LIC | Thump the clumps: tips for top pasture quality

Thump the clumps: tips for top pasture quality

We all know how important pasture quality is for profitability.  It’s critical for achieving high milk solids production, cow condition score targets, and good in-calf results.  And what an absolute pain it has been trying to manage quality when the growth rates have been so stop-start this season.  

Significant research has been conducted over many years to back up the need for high quality pasture at every grazing.  In the last few years the Lincoln University Dairy Farm has attained impressive performance by focusing on producing high ME feed at every grazing.

So how do we emulate these results on our own farms?  Firstly, wherever and whenever possible – get the cows to graze down to a post grazing residual of 1,500 to 1,600 kgDM/ha (the famous 7-8 clicks).  

Most importantly, target grazing at the third leaf stage of pasture growth by being on the correct grazing rotation.  

Unfortunately, this is the real world, and many farms don’t have perfect paddocks; or a high enough stocking rate to apply enough grazing pressure everyday throughout the critical times of the season.  Many farms are also without pivot irrigation or have minimal new pastures; and some farmers do lack the time or management skills to achieve the desired post grazing residuals at every single grazing.  Mistakes do happen.

With the cold winter for many this season, the onset of Sudden Stem Syndrome will come surprisingly early in a lot of regions.  Ryegrass stem elongation (with the associated hardened stalky clumps) is appearing now – well in advance of typical seed head emergence.  Average pasture covers are going from rags to riches on my farms and right around the country from all accounts.  This is starting to cause some serious grazing management issues.  

If too much grass has been left behind, another common option earlier in the season has been that of using any available dry cows or the yearling heifers to clean up.  Alas – these “follow-up” grazers often don’t take the clumps down.  They simply take the grass down between the clumps – further exacerbating the quality issue.  

We dearly need those hardened clumps back in the grazing round as they typically grow twice as fast as the rest of the sward.  They will produce a significant amount of available feed in the next round if they can be made palatable again.  

Paddocks are being dropped out for supplements and summer/winter cropping programmes, and of course the milking cows are being put back into paddocks wherever practical to clean up.  When putting the milking cows back into paddocks to try and clean up high grazing residuals, the first thing to ask is – “is it achievable”?  

Sometimes the pasture quality in that residual may be too far gone (stalky and ungrazeable), and you may in fact achieve very little apart from cows bellowing at the gate, and a shock in the vat at the next milking.  Also consider the cost of time shifting the mob twice, the likelihood that the next designated paddock will now also have a quality problem due to a grazing delay, and the possible issues you may have with lost milk production, increased lameness, reduced cow condition score or reproduction losses due to the likelihood of underfeeding or low quality feed during that clean-up of that paddock.
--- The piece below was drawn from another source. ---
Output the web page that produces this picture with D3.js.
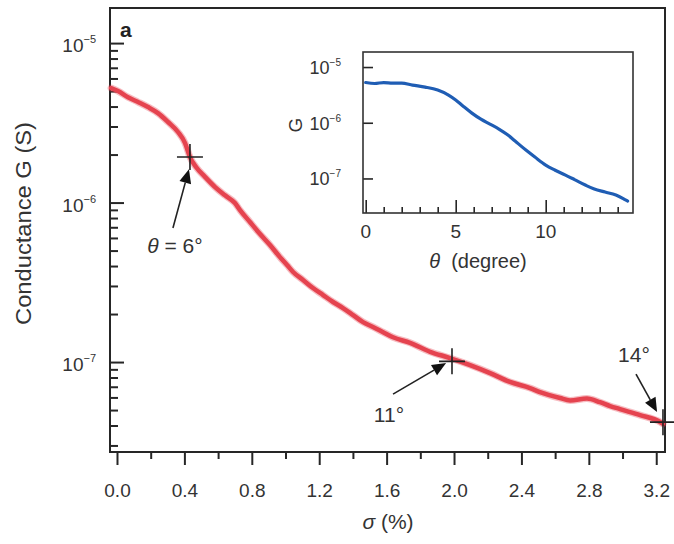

For many, the problem of these increasing post grazing pasture residuals will need to be dealt with by burning diesel.  So – if we are going to burn diesel, what’s the best way to do this?   

Be strategic with your mowing:

  • Always let the cows graze it first when you have it right.  If the cows leave clumps that will have a detrimental effect on cow performance – top it.
  • Top any clumps or high residuals left after grazing.  If you can’t mow the paddock, use the cows to clean it up; but expect lower production.  Aim for 1,500 to 1,600 residuals with the mower.
  • Mow excess feed in front.  That is, feeds 200 kgDM/ha + more than cow requirements, but only mow in front if you have quality feed down to the 1,500 to 1,600 residual.  This can be a useful tool if you don’t have a genuine surplus (just a couple of paddocks), or if the silage contractor is delayed.  
  • Note that if there was poor quality, a high residual or weeds on the last round, better to let the cows pick the eyes out of it; and top behind.  You can then mow in front on the next round if there is excess feed; or simply let the cows graze it.
  • It is important to remember that clumps left going into summer don’t grow either.  They are usually unpalatable and are not eaten by the cows – so top any rubbish pasture going into the dry.  It is good practice to get these clumps sorted down to 1,500 – 1,600 whenever practical.

Mowing typically costs $50/ha, including fuel, labour and depreciation etc.  It’s a useful tool to aid us in our never-ending quest to have the highest possible pasture quality available at each grazing.  

There will be many times in a season when it may well be more profitable to use the mower than the cow to clean up, particularly if the residual is hardened and not suitable for milking feed.  

Use it as a tool as required – and thump the clumps to help optimise profitable milk in the vat this season.